Selbst beim Sprechen von katha (Gespräche über die Höchste Person) schwingt auch immer die eigene Lebenserfahrung, unsere samskaras (Eindrücke) mit. Und man legt in den Begriff "Gott" oft eigene sehr weltliche Sehnsüchte hinein.
Atma rama – alleine sein können!!!
Manchmal ist unsere Sicht zu Krishna so von dieser Wunde getrübt, dass wir erst an die unsere Wunde zugrundeliegende Erfahrung kommen müssen (vielleicht bestimmte Verletzungen, die zu Bitterkeit führten), um dann wirklich eine Begegnung mit Syamsundar zu erleben.

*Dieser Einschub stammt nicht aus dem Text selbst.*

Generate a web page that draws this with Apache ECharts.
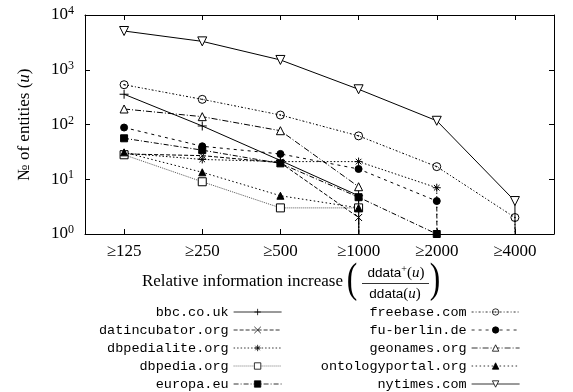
<!DOCTYPE html>
<html><head><meta charset="utf-8">
<script src="https://cdn.jsdelivr.net/npm/echarts@6/dist/echarts.min.js"></script>
<style>html,body{margin:0;padding:0;background:#fff}#c{width:573px;height:392px}</style>
</head><body><div id="c"></div>
<script>
// x categories; the last one lies just past the plotted range (only its line stubs show)
const categories = ['≥125', '≥250', '≥500', '≥1000', '≥2000', '≥4000', '≥8000'];
const yTickExponents = [0, 1, 2, 3, 4];

// series values (0 = no entity; drawn as a drop off the log axis)
const bbc            = [357, 94, 22, 5, 0, 0, 0];
const datincubator   = [29, 27, 20, 2, 0, 0, 0];
const dbpedialite    = [30, 23, 21, 21, 7, 0, 0];
const dbpedia        = [28, 9, 3, 3, 0, 0, 0];
const europa         = [56, 34, 19.5, 4.7, 1, 0, 0];
const freebase       = [533, 288, 149, 62, 17, 2, 0];
const fuberlin       = [88, 40, 29, 15.4, 4, 0, 0];
const geonames       = [192, 139, 77, 7.3, 0, 0, 0];
const ontologyportal = [31, 13.4, 5, 3, 0, 0, 0];
const nytimes        = [5100, 3300, 1510, 440, 117, 4, 0];

const names = ['bbc.co.uk', 'datincubator.org', 'dbpedialite.org', 'dbpedia.org', 'europa.eu',
               'freebase.com', 'fu-berlin.de', 'geonames.org', 'ontologyportal.org', 'nytimes.com'];
const values = [bbc, datincubator, dbpedialite, dbpedia, europa, freebase, fuberlin, geonames, ontologyportal, nytimes];

const INK = '#000';
const SERIF = '"Liberation Serif", "DejaVu Serif", serif';
const MONO = '"Liberation Mono", "DejaVu Sans Mono", monospace';
const SANS = '"Liberation Sans", "DejaVu Sans", sans-serif';
const CLEAR = 'rgba(0,0,0,0)';

const styles = [
  {dash: 'solid', color: INK, symbol: 'path://M5,0L5,10M0,5L10,5', size: 9, fill: CLEAR},
  {dash: [4, 2], color: INK, symbol: 'path://M0,0L10,10M10,0L0,10', size: 7, fill: CLEAR},
  {dash: [1.5, 2], color: INK, symbol: 'path://M5,0L5,10M0,5L10,5M1.5,1.5L8.5,8.5M8.5,1.5L1.5,8.5', size: 8, fill: CLEAR},
  {dash: [1, 1], color: '#555', symbol: 'rect', size: 8, fill: '#fff'},
  {dash: [5, 2, 1, 2], color: INK, symbol: 'rect', size: 7, fill: INK},
  {dash: [2, 2, 1, 2], color: INK, symbol: 'path://M10,5A5,5,0,1,1,0,5A5,5,0,1,1,10,5ZM5.5,5A0.5,0.5,0,1,0,4.5,5A0.5,0.5,0,1,0,5.5,5Z', size: 8, fill: CLEAR},
  {dash: [3, 4], color: INK, symbol: 'circle', size: 7, fill: INK},
  {dash: [6, 2, 1, 2], color: INK, symbol: 'triangle', size: 8, fill: '#fff'},
  {dash: [1.5, 2.5], color: INK, symbol: 'triangle', size: 7, fill: INK},
  {dash: 'solid', color: INK, symbol: 'path://M0,0L10,0L5,8.66Z', size: 9, fill: '#fff'}
];

const toPlot = v => (v > 0 ? v : 1e-300);

const series = names.map((n, i) => ({
  name: n,
  type: 'line',
  data: values[i].map(toPlot),
  clip: true,
  symbol: styles[i].symbol,
  symbolSize: styles[i].size,
  showSymbol: true,
  lineStyle: {color: styles[i].color, width: 1, type: styles[i].dash},
  itemStyle: {color: styles[i].fill, borderColor: INK, borderWidth: 1},
  emphasis: {disabled: true},
  z: 3
}));

const legendCommon = {
  orient: 'vertical', align: 'right', top: 304.5, height: 90, padding: 0,
  itemWidth: 48, itemHeight: 8, itemGap: 3,
  lineStyle: {width: 0.8},
  itemStyle: {borderWidth: 0.8},
  textStyle: {fontFamily: MONO, fontSize: 13.5, color: INK, lineHeight: 15},
  selectedMode: false
};

const axisLineStyle = {show: true, lineStyle: {color: INK, width: 1}};
const tickStyle = {show: true, inside: true, length: 5, lineStyle: {color: INK, width: 1}};

const chart = echarts.init(document.getElementById('c'), null, {renderer: 'canvas'});
chart.setOption({
  animation: false,
  backgroundColor: '#fff',
  grid: {left: 85, right: 19, top: 15, bottom: 158, show: false},
  xAxis: [
    {type: 'category', data: categories, max: 5, boundaryGap: true, position: 'bottom',
     axisLine: axisLineStyle, axisTick: Object.assign({alignWithLabel: true, interval: 0}, tickStyle),
     axisLabel: {interval: 0, margin: 9, fontFamily: SERIF, fontSize: 17, color: INK},
     splitLine: {show: false}},
    {type: 'category', data: categories, max: 5, boundaryGap: true, position: 'top',
     axisLine: axisLineStyle, axisTick: Object.assign({alignWithLabel: true, interval: 0}, tickStyle),
     axisLabel: {show: false}, splitLine: {show: false}}
  ],
  yAxis: [
    {type: 'log', logBase: 10, min: Math.pow(10, yTickExponents[0]), max: Math.pow(10, yTickExponents[yTickExponents.length - 1]),
     position: 'left', axisLine: axisLineStyle, axisTick: tickStyle, splitLine: {show: false},
     axisLabel: {
       margin: 11, color: INK,
       formatter: v => '{b|10}{s|' + Math.round(Math.log10(v)) + '}',
       rich: {b: {fontFamily: SERIF, fontSize: 17, color: INK},
              s: {fontFamily: SERIF, fontSize: 12, color: INK, padding: [0, 0, 8, 0]}}
     },
     name: '№ of entities ({i|u})', nameLocation: 'middle', nameGap: 52, nameRotate: 90,
     nameTextStyle: {fontFamily: SERIF, fontSize: 17, color: INK,
       rich: {i: {fontFamily: SERIF, fontSize: 17, fontStyle: 'italic', color: INK}}}},
    {type: 'log', logBase: 10, min: 1, max: 10000, position: 'right',
     axisLine: axisLineStyle, axisTick: tickStyle, splitLine: {show: false}, axisLabel: {show: false}}
  ],
  legend: [
    Object.assign({data: names.slice(0, 5), right: 291}, legendCommon),
    Object.assign({data: names.slice(5), right: 53}, legendCommon)
  ],
  graphic: [
    {type: 'text', x: 343, y: 282, style: {text: 'Relative information increase', fontFamily: SERIF, fontSize: 17, fill: INK, align: 'right', verticalAlign: 'middle'}},
    {type: 'text', x: 352, y: 281, scaleX: 0.75, style: {text: '(', fontFamily: SERIF, fontSize: 42, fontWeight: 'lighter', fill: INK, align: 'center', verticalAlign: 'middle'}},
    {type: 'text', x: 396, y: 273, style: {
      text: '{s|ddata}{p|+}{r|(}{i|u}{r|)}', align: 'center', verticalAlign: 'middle',
      rich: {s: {fontFamily: SANS, fontSize: 13.5, fill: INK},
             p: {fontFamily: SERIF, fontSize: 10, fill: INK, padding: [0, 0, 8, 0]},
             r: {fontFamily: SERIF, fontSize: 15, fill: INK},
             i: {fontFamily: SERIF, fontSize: 15, fontStyle: 'italic', fill: INK}}}},
    {type: 'line', shape: {x1: 362, y1: 283.5, x2: 429, y2: 283.5}, style: {stroke: INK, lineWidth: 0.8}},
    {type: 'text', x: 395, y: 294, style: {
      text: '{s|ddata}{r|(}{i|u}{r|)}', align: 'center', verticalAlign: 'middle',
      rich: {s: {fontFamily: SANS, fontSize: 13.5, fill: INK},
             r: {fontFamily: SERIF, fontSize: 15, fill: INK},
             i: {fontFamily: SERIF, fontSize: 15, fontStyle: 'italic', fill: INK}}}},
    {type: 'text', x: 435, y: 281, scaleX: 0.75, style: {text: ')', fontFamily: SERIF, fontSize: 42, fontWeight: 'lighter', fill: INK, align: 'center', verticalAlign: 'middle'}}
  ],
  series: series
});
</script>
</body></html>
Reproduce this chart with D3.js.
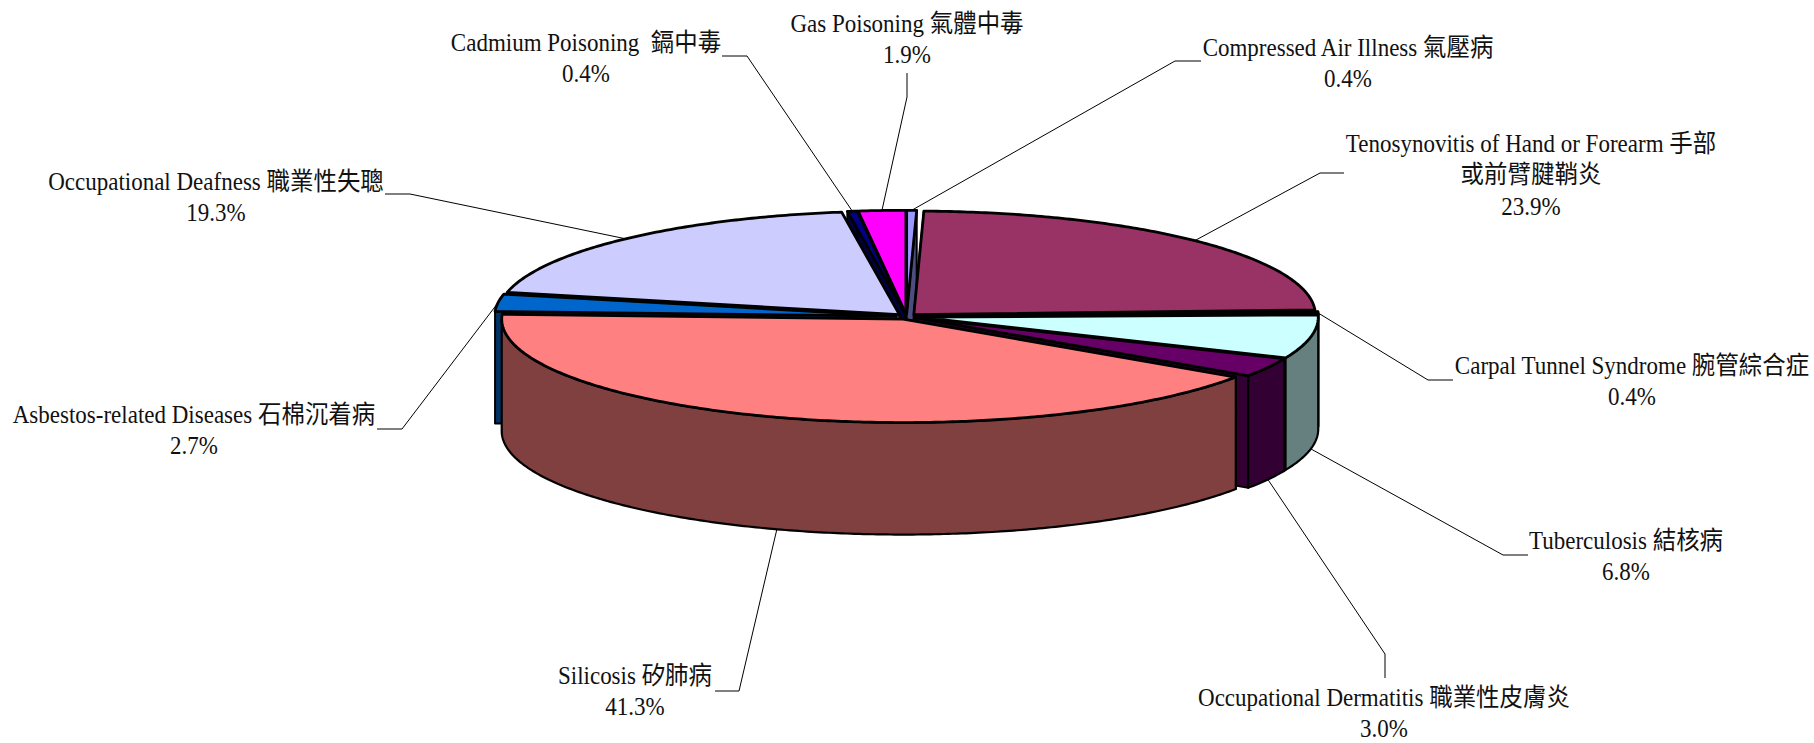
<!DOCTYPE html>
<html lang="en">
<head>
<meta charset="utf-8">
<title>Occupational diseases pie</title>
<script src="https://cdn.jsdelivr.net/npm/d3@7"></script>
<style>
  html, body { margin: 0; background: #fff; }
  svg { display: block; }
  text { font-family: "Liberation Serif", "Noto Sans CJK TC", serif; font-size: 25px; fill: #111; text-anchor: middle; white-space: pre; }
  .cjk { font-size: 25.5px; font-family: "Noto Sans CJK TC", sans-serif; }
  .leader { fill: none; stroke: #000; stroke-width: 1; }
</style>
</head>
<body>
<script>
// slices clockwise from 12 o'clock
var categories = [
  "Compressed Air Illness 氣壓病",
  "Tenosynovitis of Hand or Forearm 手部|或前臂腱鞘炎",
  "Carpal Tunnel Syndrome 腕管綜合症",
  "Tuberculosis 結核病",
  "Occupational Dermatitis 職業性皮膚炎",
  "Silicosis 矽肺病",
  "Asbestos-related Diseases 石棉沉着病",
  "Occupational Deafness 職業性失聰",
  "Cadmium Poisoning  鎘中毒",
  "Gas Poisoning 氣體中毒"
];
var values = [0.4, 23.9, 0.4, 6.8, 3.0, 41.3, 2.7, 19.3, 0.4, 1.9];
var topColors = ["#9999ff", "#993366", "#ffffcc", "#ccffff", "#660066", "#ff8080", "#0066cc", "#ccccff", "#000080", "#ff00ff"];

// label layout: centre x, y of first line centre
var labelX = [1348, 1531, 1632, 1626, 1384, 635, 194, 216, 586, 907];
var labelY = [48, 144, 366, 541, 698, 676, 415, 182, 43, 24];
// leader line: elbow point then end point
var leaderMid = [[1175, 61], [1320, 173], [1428, 380], [1503, 555], [1385, 654], [739, 691], [402, 429], [410, 194], [747, 56], [907, 97]];
var leaderEnd = [[1201, 61], [1344, 173], [1453, 380], [1528, 555], [1385, 678], [715, 691], [377, 429], [385, 194], [722, 56], [907, 73]];

var w = 1814, h = 743;
var depth = 112;
var explode = 0.026;
var lineGap = 31.5;
var squeeze = 0.92; // the labels are narrow in the original

// unit circle -> screen
var xScale = d3.scaleLinear().domain([-1, 1]).range([505, 1308]);
var yScale = d3.scaleLinear().domain([-1, 1]).range([213, 420]);

var svg = d3.select("body").append("svg").attr("width", w).attr("height", h);

var pie = d3.pie().sort(null).startAngle(0).endAngle(2 * Math.PI);
var slices = pie(values).map(function(d, i) {
  d.i = i;
  d.mid = (d.startAngle + d.endAngle) / 2;
  d.ox = explode * Math.sin(d.mid);
  d.oy = -explode * Math.cos(d.mid);
  return d;
});

function pt(d, a, r, drop) {
  return [xScale(d.ox + r * Math.sin(a)), yScale(d.oy - r * Math.cos(a)) + (drop || 0)];
}
function arcPts(d, a0, a1, drop) {
  var n = Math.max(2, Math.ceil((a1 - a0) * 90));
  return d3.range(n + 1).map(function(k) {
    return pt(d, a0 + (a1 - a0) * k / n, 1, drop);
  });
}
var line = d3.line();
function closed(pts) { return line(pts) + "Z"; }

function darker(c) {
  var r = d3.rgb(c);
  return d3.rgb(r.r / 2, r.g / 2, r.b / 2).formatHex();
}

// back to front, the slice nearest the viewer last
var order = slices.slice().sort(function(a, b) {
  return Math.abs(b.mid - Math.PI) - Math.abs(a.mid - Math.PI);
});

var g = svg.selectAll("g.slice").data(order).enter().append("g").attr("class", "slice");

g.each(function(d) {
  var s = d3.select(this);
  var side = darker(topColors[d.i]);
  // cut walls
  [d.startAngle, d.endAngle].forEach(function(a) {
    s.append("path")
      .attr("d", closed([pt(d, a, 0), pt(d, a, 1), pt(d, a, 1, depth), pt(d, a, 0, depth)]))
      .attr("fill", side).attr("stroke", "#000").attr("stroke-width", 2).attr("stroke-linejoin", "round");
  });
  // outer wall, front half only
  var a0 = Math.max(d.startAngle, Math.PI / 2), a1 = Math.min(d.endAngle, 3 * Math.PI / 2);
  if (a1 > a0) {
    s.append("path")
      .attr("d", closed(arcPts(d, a0, a1).concat(arcPts(d, a0, a1, depth).reverse())))
      .attr("fill", side).attr("stroke", "#000").attr("stroke-width", 2.2).attr("stroke-linejoin", "round");
  }
  // top
  s.append("path")
    .attr("d", closed([pt(d, 0, 0)].concat(arcPts(d, d.startAngle, d.endAngle))))
    .attr("fill", topColors[d.i]).attr("stroke", "#000").attr("stroke-width", 2.8).attr("stroke-linejoin", "round");
});

// leader lines start on the visible rim at the slice's mid angle
slices.forEach(function(d) {
  var front = Math.cos(d.mid) < 0;
  var start = pt(d, d.mid, 1, front ? depth : 0);
  svg.append("path").attr("class", "leader")
    .attr("d", line([start, leaderMid[d.i], leaderEnd[d.i]]));
});

// labels, latin and chinese runs get their own size
categories.forEach(function(c, i) {
  var lines = c.split("|").concat(values[i].toFixed(1) + "%");
  var t = svg.append("text")
    .attr("transform", "translate(" + labelX[i] + ",0) scale(" + squeeze + ",1)");
  lines.forEach(function(l, k) {
    var row = t.append("tspan").attr("x", 0).attr("y", labelY[i] + k * lineGap + 8);
    l.split(/([\u4e00-\u9fff]+)/).forEach(function(run) {
      if (run === "") return;
      row.append("tspan").classed("cjk", /[\u4e00-\u9fff]/.test(run)).text(run);
    });
  });
});
</script>
</body>
</html>
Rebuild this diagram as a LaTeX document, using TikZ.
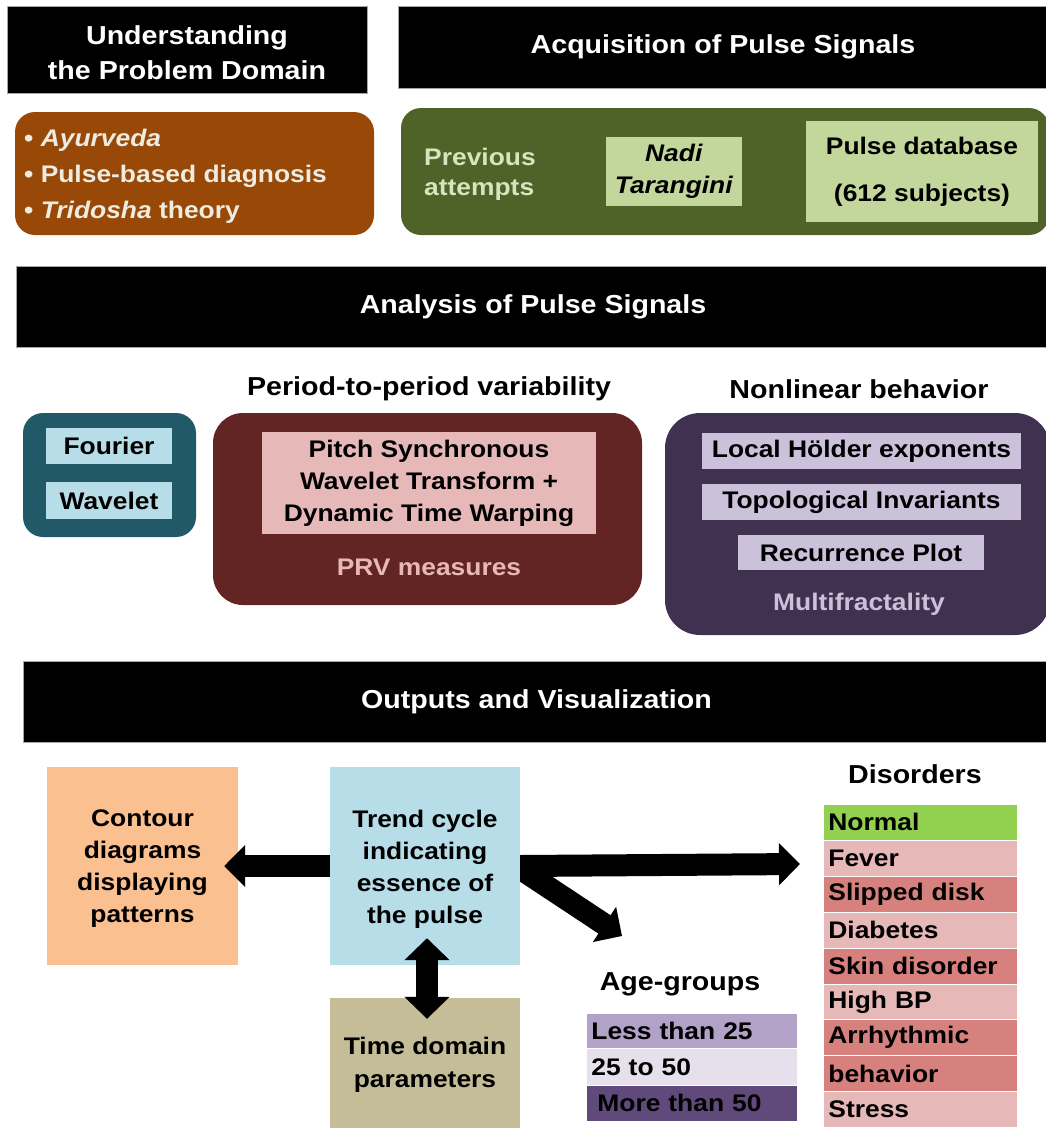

Manchmal benutze ich Gott für mich selbst - man missbraucht ihn wie eine Droge. So wie manche mit Alkohol alle Probleme zu lösen erhoffen, so möchten jene am liebsten mit Gott alle Schwierigkeiten meistern. Sie glauben, sie bräuchten nur zu beten und bestimmte religiöse Übungen zu praktizieren, dann hätten sie alles im Griff, dann bräuchten sie sich der eigenen Wahrheit nicht zu stellen.
Es gibt nicht nur eine Drogensucht, nicht nur eine Sex-, Spiel-, oder Beziehungssucht, es gibt auch religiöse Sucht. Und diese ist oft gar nicht so leicht zu erkennen, denn die Worte, die religiös Abhängige im Mund führen, stimmen ja.
Aber wir dürfen Gott nicht für uns missbrauchen. Wenn einer zu selbstsicher von Gott spricht, merkt er gar nicht, wie er Gott dazu benutzt, sich selber über die anderen zu stellen. Gott löst für ihn alle Probleme - mit diesem Patentrezept und anderen versimplifizierten spirituellen Wahrheiten ruft man bei anderen, speziell in einer säkulären - nach Heiligem dürstenden Welt - schnell Bewunderung hervor. Man überspielt eine eigene innere Unsicherheit und übt eine religiös-suggestive Macht über andere aus. (Man findet aus diesem Grund bei religiös Abhängigen oft eine starke Tendenz, ihren Glauben eifrig zu missionieren - um Menschen um sich zu haben, die einen wertschätzen)
Er benutzt Gott dazu, um sich gegenüber anderen Menschen als etwas Besonderes fühlen zu können. Aber dieses "spirituelle Sich-Selbst-Rühmen" ist mit Sicherheit das Gegenteil von echter Gotteserfahrung.